By Ken Esten Cooke —

Healthy land means healthy rivers, a crowd of about 200 heard at a Pedernales River forum.

The Texas Water Symposium, held last Thursday at the Hill Country University Center, was entitled “The Pedernales: Challenges and Opportunities Facing an Iconic Hill Country River Basin.” A panel discussed the 120-mile river and its 800,000-acre catchment area, which is being affected by a variety of factors that have negatively affected other Texas waterways.

“Texas loses rural and agricultural land faster than any other state,” said Andrew Sansom, the moderator who is director of the Meadows Center for Water and the Environment at Texas State University in San Marcos. “The biggest danger to it is the fragmentation of family land, so we must find a way to keep large ranch tracts intact,” he said.

To illustrate that, Sansom said in 1928 when a utility pipeline was initially laid, it crossed 10 landowners’ ranches. When it was removed in 2013, it crossed more than 1,000 landowner property lines.

Sansom, who splits his time between his Austin and Stonewall residences, said the Pedernales provides more than 70,000 acre-feet of water as it recharges the Colorado River, providing water for nearly one million people downstream.

Efforts

Panelists discussed conservation efforts, ranging from city initiatives in Fredericksburg, to private ranch owner efforts of clearing, combating overgrazing and returning native habitat.

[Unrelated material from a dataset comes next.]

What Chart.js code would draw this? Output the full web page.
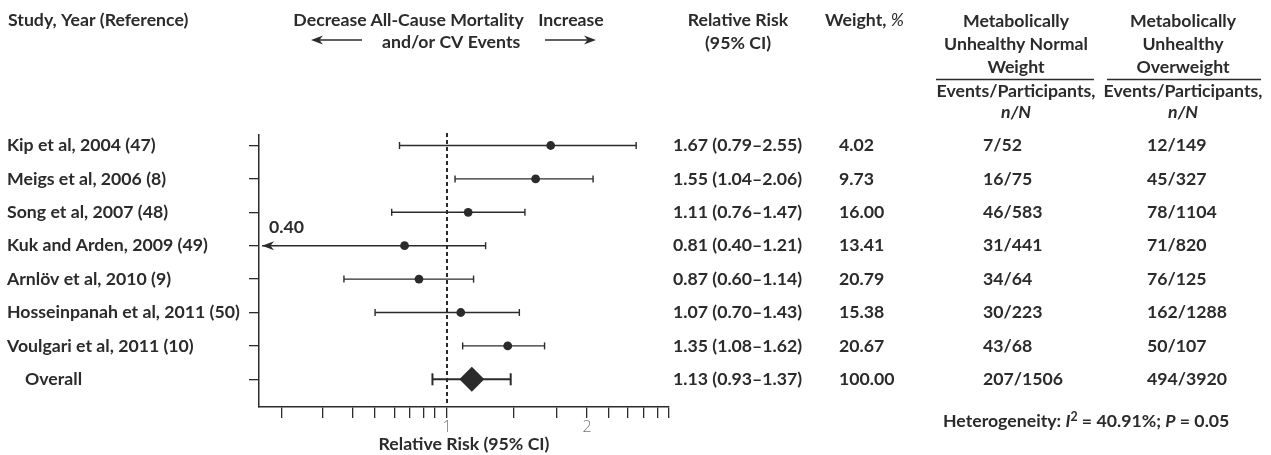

Clinton Bailey, director of public works and utilities for the City of Fredericksburg, said the state’s conditions are “close to the drought of record” in the 1950s.

“The city must have a five-year drought contingency plan and also a water conservation plan,” he said.

Conservation is being encouraged through progressive water rates, the use of smart meters, the reuse of wastewater, and a leak-detection program, which he said has recaptured between five and 15 percent of city water by fixing leaks.

“It’s also about raising awareness, and we have campaigns in local schools to start with the young people,” he said.

Pam Mabry Bergman and her husband donated their tract of land to the Hill Country Land Trust. Their 685 acres was covered with invasive cedar, but has responded well with removal and prescribed burns.

“It was a straight-up learning curve for us,” Bergman said. “But once we began planting native seeds and using prescribed burns, the springs and seeps began flowing again.”